Gottlieb tells us about Charlie Parker: "Bird was widely acknowledged to be the supreme jazz genius of his time. He was also widely acknowledged to be the most self destructive. Drugs. Alcohol. You name it. But somehow his musical talents prevailed over his worse excesses. When he was blowing, Bird could effortlessly produce chorus after chorus of wondrous improvisations. He could turn standard tunes into amazing melodies no one had ever heard before."

These photographs cover the period between 1938 and 1948, a white hot time for jazz, but also a time which neatly encapsulates a 50 year tradition and a time which was the jumping off point from swing to bebop, arguably the longest leap in jazz history. Or perhaps the greatest plunge, depending on who you're talking to.

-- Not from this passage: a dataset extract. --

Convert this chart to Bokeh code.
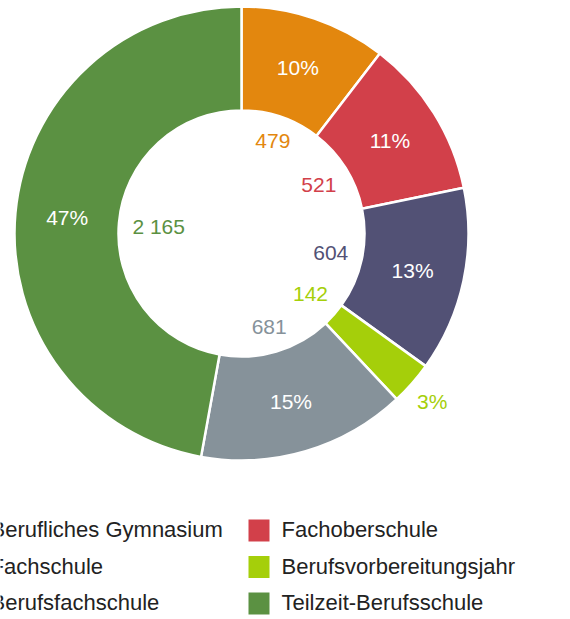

The Golden Age of Jazz, the art exhibit and the book, begins with old timers -- Louie Armstrong, Sidney Bechet, "Leadbelly" Ledbetter and others who played New Orleans-inspired jazz early in this century. During Gottlieb's tenure, many old timers were still around, and the future of Jazz -- Thelonious Monk, Dizzy Gillespie and Miles Davis -- was just cranking up. Gottlieb relays the questions the Monk, Miles and other beboppers posed: "Why must there be the same old theme and variations format? Why must jazz be danceable? Why must it be entertaining? Melodious? Harmonious?..."

They were a difficult bunch. Particularly Miles.

One amusing photograph here shows Miles Davis watching trumpeter Howard McGhee blowing his horn, playing bop. McGhee stands in profile, wears sunglasses, ignores Miles. Davis is seated (or kneeling) under McGhee's horn, a gaze of innocent wonder and adulation on his face. Absorbed and smitten.

Soon after this photo was taken Miles would have his own opportunity to ignore his admirers. Gottlieb explains: "Miles became known as the coolest of the cool cats, not only in his playing, but also in his behavior. When performing he displayed a 'drop dead' attitude. He'd blow his horn. Period. No mugging. No singing. No jokes. No dance steps. In fact, he sometimes contemptuously turned his back on his audience while taking solos. He kept real cool, man."

Thelonious Monk wears a dark beret and thick rimmed shades. He looks up from the piano with the slightest of slight smiles. He wears a pinstripe suit, his black hands spread across white keys. A tiny grand piano pin is stuck on the rim of his beret. He looks beyond cool -- he is interior, shy and intense.

Jazz haters point to Monk as their case in point. Monk is on the other end of the music train from Muzak. You can't dance, sleep, think (about anything else), or have sex (without hurting somebody) to his sounds. He is difficult. You gotta listen and learn and try. You either get it, eventually, or you give up. I'm still trying.

This show runs through April 2. Related events celebrating Black History Month and National Women's History Month are happening over the next few weeks at libraries throughout Charlotte. For exhibits and related programs, call the library at 336-2020. The events conclude on Friday, April 19, with Dianne Reeves at the McGlohon Theater.

An unbiased plug for our library: After six stunning months of digesting the high price of our country's unequaled liberty, come to the library to see what we get for our money. For the unwashed masses, this place is about as good as it gets. Our library is the best cultural outreach program in the country: Novello, Gallery L, youth services, and a media and computer room to weep over. The library system here in Mecklenburg County, and in particular our main library downtown, is the real jewel in the crown. Light Rail, Arena, World Class, blah, blah, blah. You want world class Charlotte? Go to the library.